Bref, ça n’en finissait plus de finir. Un peu plus et on lui demandait la couleur de ses bobettes. Le pauvre homme était au boutte de ses nerfs. On peut comprendre vu les circonstances. Un homme en détresse, qui cherchait vraisemblablement à s’en sortir, par tous les moyens. Et qui se retrouvait confronté à un système qui le déshumanisait, qui le scannait, qui le passait à l’interrogatoire. Un système qui attisait sa rage contre la planète. Qui renforçait son sentiment de rejet, d’abandon.

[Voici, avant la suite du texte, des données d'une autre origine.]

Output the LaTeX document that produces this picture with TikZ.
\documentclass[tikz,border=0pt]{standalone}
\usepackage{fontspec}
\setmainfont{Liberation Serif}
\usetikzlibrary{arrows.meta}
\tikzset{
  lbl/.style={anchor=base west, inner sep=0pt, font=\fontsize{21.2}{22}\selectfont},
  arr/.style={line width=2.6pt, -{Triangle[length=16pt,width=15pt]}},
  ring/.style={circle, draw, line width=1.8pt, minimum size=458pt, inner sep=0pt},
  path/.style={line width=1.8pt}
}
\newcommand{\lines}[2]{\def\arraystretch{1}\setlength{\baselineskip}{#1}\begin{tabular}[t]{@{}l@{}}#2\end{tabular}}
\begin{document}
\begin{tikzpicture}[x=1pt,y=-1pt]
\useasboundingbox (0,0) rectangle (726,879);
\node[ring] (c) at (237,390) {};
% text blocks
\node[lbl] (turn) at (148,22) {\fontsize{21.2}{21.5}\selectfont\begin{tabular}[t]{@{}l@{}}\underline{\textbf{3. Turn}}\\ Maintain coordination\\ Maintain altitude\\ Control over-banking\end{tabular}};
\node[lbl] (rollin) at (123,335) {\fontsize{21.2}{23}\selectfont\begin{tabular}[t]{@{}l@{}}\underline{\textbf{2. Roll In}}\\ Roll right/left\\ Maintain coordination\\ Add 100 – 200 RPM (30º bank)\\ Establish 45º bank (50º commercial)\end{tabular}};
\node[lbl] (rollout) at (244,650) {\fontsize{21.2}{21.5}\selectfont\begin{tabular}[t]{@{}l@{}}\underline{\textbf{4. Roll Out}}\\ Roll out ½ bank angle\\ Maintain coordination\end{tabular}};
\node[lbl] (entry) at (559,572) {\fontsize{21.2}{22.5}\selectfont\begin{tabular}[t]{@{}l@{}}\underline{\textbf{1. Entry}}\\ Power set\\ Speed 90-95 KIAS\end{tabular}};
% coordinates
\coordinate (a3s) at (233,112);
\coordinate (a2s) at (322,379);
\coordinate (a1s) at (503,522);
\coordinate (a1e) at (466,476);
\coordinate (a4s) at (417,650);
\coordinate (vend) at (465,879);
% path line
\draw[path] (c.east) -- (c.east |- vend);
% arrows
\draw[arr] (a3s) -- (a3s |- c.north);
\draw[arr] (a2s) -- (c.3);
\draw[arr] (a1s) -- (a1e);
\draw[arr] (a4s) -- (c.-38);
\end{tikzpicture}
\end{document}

Et arrivant au bout de sa patience, il a haussé le ton d’un décibel et il a craché : « Mangez donc toute d’la marde! » et il a raccroché.

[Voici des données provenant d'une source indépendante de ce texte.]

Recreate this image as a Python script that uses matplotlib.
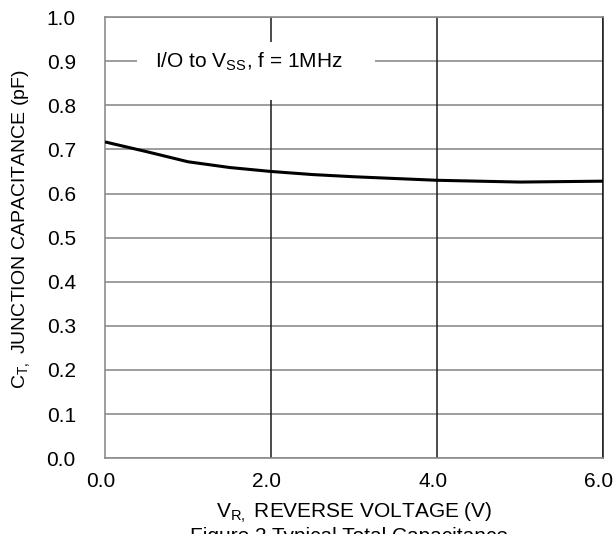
import numpy as np
import matplotlib.pyplot as plt
import matplotlib.transforms as mtransforms
from matplotlib.patches import Rectangle

plt.rcParams['font.family'] = ['Liberation Sans', 'DejaVu Sans']

# Reverse voltage (V) vs junction capacitance (pF)
vr = [0.0, 0.5, 1.0, 1.5, 2.0, 2.5, 3.0, 3.5, 4.0, 4.5, 5.0, 5.5, 6.0]
ct = [0.717, 0.695, 0.672, 0.659, 0.650, 0.643, 0.638, 0.634, 0.630, 0.628, 0.626, 0.627, 0.628]

xticks = [0.0, 2.0, 4.0, 6.0]
yticks = [0.0, 0.1, 0.2, 0.3, 0.4, 0.5, 0.6, 0.7, 0.8, 0.9, 1.0]

fig = plt.figure(figsize=(6.14, 5.34), dpi=100)
ax = fig.add_axes([0.171, 0.142, 0.811, 0.826])

# light horizontal grid
for y in yticks:
    ax.axhline(y, color='#8c8c8c', lw=1.2, zorder=1)
# dark vertical lines at the major x ticks
for x in xticks[1:]:
    ax.axvline(x, color='#1a1a1a', lw=1.1, zorder=1)

ax.plot(vr, ct, color='black', lw=2.2, zorder=3, solid_capstyle='butt')

# white label box that blanks the grid behind the condition text
ax.add_patch(Rectangle((0.39, 0.812), 2.86, 0.131, facecolor='white',
                       edgecolor='none', zorder=2))
ax.text(0.60, 0.898, 'I/O to V$_{\\mathregular{SS}}$, f = 1MHz', fontsize=15,
        va='center', ha='left', zorder=4)

ax.set_xlim(0, 6)
ax.set_ylim(0, 1)
ax.set_xticks(xticks)
ax.set_xticklabels([f'{v:.1f}' for v in xticks], fontsize=15)
ax.set_yticks(yticks)
ax.set_yticklabels([f'{v:.1f}' for v in yticks], fontsize=15)
ax.tick_params(length=0)
ax.tick_params(axis='x', pad=10)
ax.tick_params(axis='y', pad=21)

# x tick labels sit a few pixels left of their lines in the original
shift = mtransforms.ScaledTranslation(-4 / 100, 0, fig.dpi_scale_trans)
for lbl in ax.get_xticklabels():
    lbl.set_transform(lbl.get_transform() + shift)

for side in ['left', 'bottom', 'top']:
    ax.spines[side].set_color('#8c8c8c')
    ax.spines[side].set_linewidth(1.2)
ax.spines['right'].set_color('#1a1a1a')
ax.spines['right'].set_linewidth(1.1)

ax.set_xlabel('V$_{\\mathregular{R,}}$ REVERSE VOLTAGE (V)', fontsize=15, labelpad=7)
ax.set_ylabel('C$_{\\mathregular{T,}}$ JUNCTION CAPACITANCE (pF)', fontsize=14, labelpad=11)
ax.yaxis.set_label_coords(-0.145, 0.52)

fig.text(190 / 614, 1 - 527 / 534, 'Figure 2 Typical Total Capacitance', fontsize=15,
         ha='left', va='top')

fig.savefig('out.png', dpi=100)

Et je ne sais pas pourquoi, mais j’ai revu la scène dans le film Le dîner de cons, avec la fameuse réplique de Thierry Lhermitte : « Non mais le con, il a oublié ma femme! ».
Dans son cas, il avait oublié l’objectif de son appel : obtenir une place où dormir pour la nuit.
Après nous avoir rendu le téléphone, on était complètement estomaqués de la scène à laquelle on venait d’assister. On se confondait en excuses, tellement désolés pour lui et aussi dépourvus que lui de ne savoir comment l’aider. Avant qu’il ne tourne les talons, on s’est empressés, mon chum et moi, de fouiller nos poches à la recherche de monnaie (en ce maudit temps des cartes de débit) qu’on lui a tendue encore du bout des doigts.
Je vous vois venir à la lecture de ma chronique : sommes-nous rendus une société schizophrène, partagée entre un sentiment de charité chrétienne et celui de dédain mêlé à de la peur? Ce n’est pas facile de ne pas tomber dans le jugement. Imaginez que l’on ait trouvé un chiot abandonné. On ne se serait jamais posé la question. On l’aurait pris avec nous, on l’aurait nourri, on en aurait pris soin.
Alors pourquoi on ne l’a pas fait avec un être humain? Cet homme méritait qu’on s’en occupe.
Cet homme représentait peut-être tout ce qu’on n’aime pas voir, en tant qu’individu et comme société : la faille, voire l’échec de notre système social. Et l’échec de ce qu’on est.
Tout ça pour vous dire qu’après avoir repris chacun notre chemin respectif, je me demandais qui de nous était le plus démuni.